The group of 20 nations that produce most of the world’s output is at risk of losing its cohesiveness as the lingering effects of the financial meltdown force its members to take varying amounts of pain.
Without institutions to herd the coalition in any particular direction the fear that forged a common response in 2008 is giving way to finger-pointing as G20 economies recover at different speeds. Three of these — South Africa, Brazil and India — are in the fast lane and it makes sense for them to air their common concern at the G20: the West, particularly Europe, must get its act together. South Africa and Brazil, being resource rich, have a lot riding on demand from the EU and the US for everything from metals to food. India, on the other hand, needs cash to buy energy and security in the global marketplace.
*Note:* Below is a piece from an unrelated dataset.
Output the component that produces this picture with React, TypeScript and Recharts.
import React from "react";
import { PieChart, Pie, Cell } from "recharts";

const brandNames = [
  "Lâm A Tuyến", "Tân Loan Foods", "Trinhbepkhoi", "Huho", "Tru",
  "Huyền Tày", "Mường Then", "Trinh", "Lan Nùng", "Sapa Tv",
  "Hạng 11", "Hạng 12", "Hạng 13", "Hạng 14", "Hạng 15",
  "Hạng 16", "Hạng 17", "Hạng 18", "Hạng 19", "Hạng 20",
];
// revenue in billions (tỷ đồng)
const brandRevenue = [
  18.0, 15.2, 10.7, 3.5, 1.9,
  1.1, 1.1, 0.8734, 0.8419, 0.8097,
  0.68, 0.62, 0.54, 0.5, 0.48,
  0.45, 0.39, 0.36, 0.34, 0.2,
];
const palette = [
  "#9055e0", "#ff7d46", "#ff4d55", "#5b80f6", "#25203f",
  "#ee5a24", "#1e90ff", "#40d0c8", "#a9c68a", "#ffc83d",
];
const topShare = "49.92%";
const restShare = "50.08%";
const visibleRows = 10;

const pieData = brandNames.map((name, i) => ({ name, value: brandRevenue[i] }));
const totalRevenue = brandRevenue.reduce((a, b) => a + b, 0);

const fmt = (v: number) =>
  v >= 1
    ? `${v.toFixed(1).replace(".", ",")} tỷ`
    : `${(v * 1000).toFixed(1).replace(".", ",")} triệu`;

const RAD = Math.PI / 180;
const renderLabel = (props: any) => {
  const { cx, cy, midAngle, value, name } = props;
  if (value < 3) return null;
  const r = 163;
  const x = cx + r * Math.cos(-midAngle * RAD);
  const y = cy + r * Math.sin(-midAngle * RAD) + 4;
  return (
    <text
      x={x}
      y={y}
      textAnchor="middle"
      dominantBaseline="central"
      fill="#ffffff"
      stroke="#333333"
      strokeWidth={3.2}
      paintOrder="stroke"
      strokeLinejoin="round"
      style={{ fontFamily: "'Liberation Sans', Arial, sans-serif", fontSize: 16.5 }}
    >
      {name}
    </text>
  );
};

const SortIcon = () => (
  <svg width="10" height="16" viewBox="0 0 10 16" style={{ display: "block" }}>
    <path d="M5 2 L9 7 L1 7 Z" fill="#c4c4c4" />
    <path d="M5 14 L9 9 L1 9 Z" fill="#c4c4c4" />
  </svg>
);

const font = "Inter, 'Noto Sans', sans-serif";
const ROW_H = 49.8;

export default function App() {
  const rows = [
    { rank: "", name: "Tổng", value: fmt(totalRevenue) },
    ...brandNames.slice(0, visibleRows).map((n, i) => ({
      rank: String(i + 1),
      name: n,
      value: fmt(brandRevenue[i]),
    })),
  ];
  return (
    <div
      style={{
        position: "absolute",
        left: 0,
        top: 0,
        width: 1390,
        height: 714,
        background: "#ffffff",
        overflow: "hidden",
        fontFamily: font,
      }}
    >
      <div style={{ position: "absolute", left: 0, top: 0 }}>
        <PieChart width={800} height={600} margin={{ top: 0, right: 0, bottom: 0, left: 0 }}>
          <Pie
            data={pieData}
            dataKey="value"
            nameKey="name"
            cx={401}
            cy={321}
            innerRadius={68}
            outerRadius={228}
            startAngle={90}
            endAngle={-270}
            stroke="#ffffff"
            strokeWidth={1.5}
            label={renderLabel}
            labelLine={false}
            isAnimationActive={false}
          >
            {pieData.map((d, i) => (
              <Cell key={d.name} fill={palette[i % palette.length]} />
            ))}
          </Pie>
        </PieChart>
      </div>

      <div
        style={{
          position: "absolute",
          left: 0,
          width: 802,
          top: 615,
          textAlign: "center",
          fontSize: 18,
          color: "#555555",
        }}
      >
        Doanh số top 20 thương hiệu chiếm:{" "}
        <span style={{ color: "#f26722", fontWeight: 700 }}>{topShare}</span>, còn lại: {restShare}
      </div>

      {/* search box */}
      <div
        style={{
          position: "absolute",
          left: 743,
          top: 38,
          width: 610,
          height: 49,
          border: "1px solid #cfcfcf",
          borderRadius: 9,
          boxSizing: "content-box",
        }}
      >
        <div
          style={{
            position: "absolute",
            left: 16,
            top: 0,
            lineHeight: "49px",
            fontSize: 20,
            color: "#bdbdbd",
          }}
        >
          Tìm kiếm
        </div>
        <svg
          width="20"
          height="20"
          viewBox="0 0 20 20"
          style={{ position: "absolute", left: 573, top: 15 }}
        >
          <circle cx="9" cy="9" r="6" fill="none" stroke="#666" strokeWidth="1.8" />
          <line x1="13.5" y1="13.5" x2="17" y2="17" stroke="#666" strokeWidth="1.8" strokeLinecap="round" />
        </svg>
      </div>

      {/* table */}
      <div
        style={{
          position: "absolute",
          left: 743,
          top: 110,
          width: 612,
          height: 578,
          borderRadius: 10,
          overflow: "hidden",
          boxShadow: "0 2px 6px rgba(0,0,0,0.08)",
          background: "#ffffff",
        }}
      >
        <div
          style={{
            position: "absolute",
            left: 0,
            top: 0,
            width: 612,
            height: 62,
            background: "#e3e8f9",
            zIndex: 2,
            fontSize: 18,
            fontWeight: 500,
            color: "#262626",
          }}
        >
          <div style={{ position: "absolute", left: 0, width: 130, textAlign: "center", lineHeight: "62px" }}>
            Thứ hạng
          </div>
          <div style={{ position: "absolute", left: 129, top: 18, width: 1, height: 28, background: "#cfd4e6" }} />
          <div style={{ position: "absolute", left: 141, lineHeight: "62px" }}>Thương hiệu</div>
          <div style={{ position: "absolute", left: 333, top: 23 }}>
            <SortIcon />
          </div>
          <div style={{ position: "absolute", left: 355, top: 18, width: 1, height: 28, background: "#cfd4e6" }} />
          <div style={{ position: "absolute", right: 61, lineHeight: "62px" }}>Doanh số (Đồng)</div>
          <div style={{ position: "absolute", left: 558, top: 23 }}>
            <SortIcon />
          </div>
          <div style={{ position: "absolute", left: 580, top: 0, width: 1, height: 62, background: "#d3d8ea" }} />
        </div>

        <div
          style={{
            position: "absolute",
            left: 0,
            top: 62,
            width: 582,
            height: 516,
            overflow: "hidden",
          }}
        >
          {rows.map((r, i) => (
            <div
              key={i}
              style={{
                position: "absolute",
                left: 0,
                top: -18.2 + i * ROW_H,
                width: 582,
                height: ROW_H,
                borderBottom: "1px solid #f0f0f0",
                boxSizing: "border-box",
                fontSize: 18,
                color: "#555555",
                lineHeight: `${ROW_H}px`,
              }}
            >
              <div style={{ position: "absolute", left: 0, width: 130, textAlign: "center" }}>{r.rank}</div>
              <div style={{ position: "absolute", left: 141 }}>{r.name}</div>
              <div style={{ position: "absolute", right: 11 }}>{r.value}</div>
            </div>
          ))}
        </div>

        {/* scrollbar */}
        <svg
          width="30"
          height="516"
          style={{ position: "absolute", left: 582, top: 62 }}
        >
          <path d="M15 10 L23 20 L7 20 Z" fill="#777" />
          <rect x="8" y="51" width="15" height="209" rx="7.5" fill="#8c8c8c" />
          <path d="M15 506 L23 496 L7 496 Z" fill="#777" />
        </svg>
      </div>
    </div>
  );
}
A European debt crisis spinning out of control is in nobody’s interest, and frontline emerging economies need a loud voice to drive home the point.
The fifth India, Brazil, South Africa summit in Pretoria this week also underscored two issues flagged by Prime Minister Man-mohan Singh pretty early on. One, the spectre of protectionism casts a darker shadow over India where the West has been actively exporting white-collar jobs for well over a decade. High-decibel counter-accusations of currency manipulation by the US and China tend to drown out the more measured, yet valid, fear of the world economy retreating behind high tariff walls. And two, turmoil in capital markets makes meeting development goals difficult for countries like India that have enormous social security needs. Violent reversals of capital flow, as the world has seen over the last three years, can upset the sheltered pools developing countries have created to fund their food, health and education obligations.
To stay relevant, the G20 needs to devise an early warning system for the next crash. It has a set of indicators on the table, but these are unlikely to find universal acceptance. Two of the four indicators measure imbalances within countries — the public deficit and debt, plus the level of private savings. There is little debate over them. The other two indicators of economic health measure external imbalances — the current account balance or trade balance, or foreign currency reserves or real exchange rates. These have proved more contentious. Even lesser issues like fixing Eur-ope’s banking mess and expanding the role of the International Monetary Fund seem to be beyond the group’s ability to forge a consensus. Time is running out for the G20, a coalition hastily cobbled together to take the world out of a crisis, unless it can come up with a mechanism to avert the one unfolding.